*WORK TO BE COMPLETED*: Write the data out again, character for character, with no images.

########

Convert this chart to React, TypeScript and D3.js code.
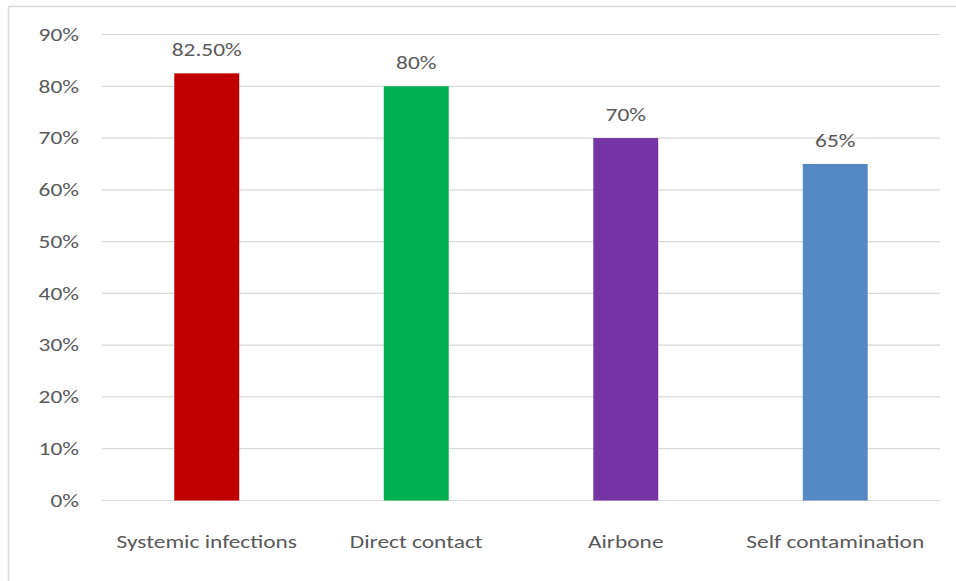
import React from "react";
import * as d3 from "d3";

const categories = ["Systemic infections", "Direct contact", "Airbone", "Self contamination"];
const values = [82.5, 80, 70, 65];
const valueLabels = ["82.50%", "80%", "70%", "65%"];
const colors = ["#C00000", "#00B050", "#7533A3", "#5589C4"];
const yTicks = [0, 10, 20, 30, 40, 50, 60, 70, 80, 90];

const SX = 1.3;

function T({ x, y, anchor, children, dy }: { x: number; y: number; anchor: string; children: React.ReactNode; dy?: string }) {
  return (
    <g transform={`translate(${x},${y}) scale(${SX},1)`}>
      <text x={0} y={0} dy={dy} textAnchor={anchor} fontSize={18} fill="#595959">
        {children}
      </text>
    </g>
  );
}

export default function App() {
  const W = 956, H = 581;
  const left = 102, right = 940, top = 34.5, bottom = 500.5;
  const x = d3.scaleBand<string>().domain(categories).range([left, right]).paddingInner(0.69).paddingOuter(0.345);
  const y = d3.scaleLinear().domain([0, 90]).range([bottom, top]);
  const font = "Carlito, Calibri, Lato, 'Open Sans', sans-serif";
  return (
    <svg width={W} height={H} style={{ position: "absolute", left: 0, top: 0, background: "#fff" }} fontFamily={font}>
      <rect x={0} y={0} width={W} height={H} fill="#fff" />
      <line x1={8.5} y1={6.5} x2={W} y2={6.5} stroke="#d9d9d9" strokeWidth={1.5} />
      <line x1={8.5} y1={6.5} x2={8.5} y2={H} stroke="#d9d9d9" strokeWidth={1.5} />
      {yTicks.map((t) => (
        <g key={t}>
          <line x1={left} x2={right} y1={y(t)} y2={y(t)} stroke="#d9d9d9" strokeWidth={1.2} />
          <T x={79} y={y(t)} anchor="end" dy="0.35em">
            {t}%
          </T>
        </g>
      ))}
      {categories.map((c, i) => {
        const bx = x(c)!;
        const bw = x.bandwidth();
        return (
          <g key={c}>
            <rect x={bx} y={y(values[i])} width={bw} height={bottom - y(values[i])} fill={colors[i]} />
            <T x={bx + bw / 2} y={y(values[i]) - 17} anchor="middle">
              {valueLabels[i]}
            </T>
            <T x={bx + bw / 2} y={548} anchor="middle">
              {c}
            </T>
          </g>
        );
      })}
    </svg>
  );
}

########

*RESPONSE*:
Convert this chart to React, TypeScript and D3.js code.
import React from "react";
import * as d3 from "d3";

const categories = ["Systemic infections", "Direct contact", "Airbone", "Self contamination"];
const values = [82.5, 80, 70, 65];
const valueLabels = ["82.50%", "80%", "70%", "65%"];
const colors = ["#C00000", "#00B050", "#7533A3", "#5589C4"];
const yTicks = [0, 10, 20, 30, 40, 50, 60, 70, 80, 90];

const SX = 1.3;

function T({ x, y, anchor, children, dy }: { x: number; y: number; anchor: string; children: React.ReactNode; dy?: string }) {
  return (
    <g transform={`translate(${x},${y}) scale(${SX},1)`}>
      <text x={0} y={0} dy={dy} textAnchor={anchor} fontSize={18} fill="#595959">
        {children}
      </text>
    </g>
  );
}

export default function App() {
  const W = 956, H = 581;
  const left = 102, right = 940, top = 34.5, bottom = 500.5;
  const x = d3.scaleBand<string>().domain(categories).range([left, right]).paddingInner(0.69).paddingOuter(0.345);
  const y = d3.scaleLinear().domain([0, 90]).range([bottom, top]);
  const font = "Carlito, Calibri, Lato, 'Open Sans', sans-serif";
  return (
    <svg width={W} height={H} style={{ position: "absolute", left: 0, top: 0, background: "#fff" }} fontFamily={font}>
      <rect x={0} y={0} width={W} height={H} fill="#fff" />
      <line x1={8.5} y1={6.5} x2={W} y2={6.5} stroke="#d9d9d9" strokeWidth={1.5} />
      <line x1={8.5} y1={6.5} x2={8.5} y2={H} stroke="#d9d9d9" strokeWidth={1.5} />
      {yTicks.map((t) => (
        <g key={t}>
          <line x1={left} x2={right} y1={y(t)} y2={y(t)} stroke="#d9d9d9" strokeWidth={1.2} />
          <T x={79} y={y(t)} anchor="end" dy="0.35em">
            {t}%
          </T>
        </g>
      ))}
      {categories.map((c, i) => {
        const bx = x(c)!;
        const bw = x.bandwidth();
        return (
          <g key={c}>
            <rect x={bx} y={y(values[i])} width={bw} height={bottom - y(values[i])} fill={colors[i]} />
            <T x={bx + bw / 2} y={y(values[i]) - 17} anchor="middle">
              {valueLabels[i]}
            </T>
            <T x={bx + bw / 2} y={548} anchor="middle">
              {c}
            </T>
          </g>
        );
      })}
    </svg>
  );
}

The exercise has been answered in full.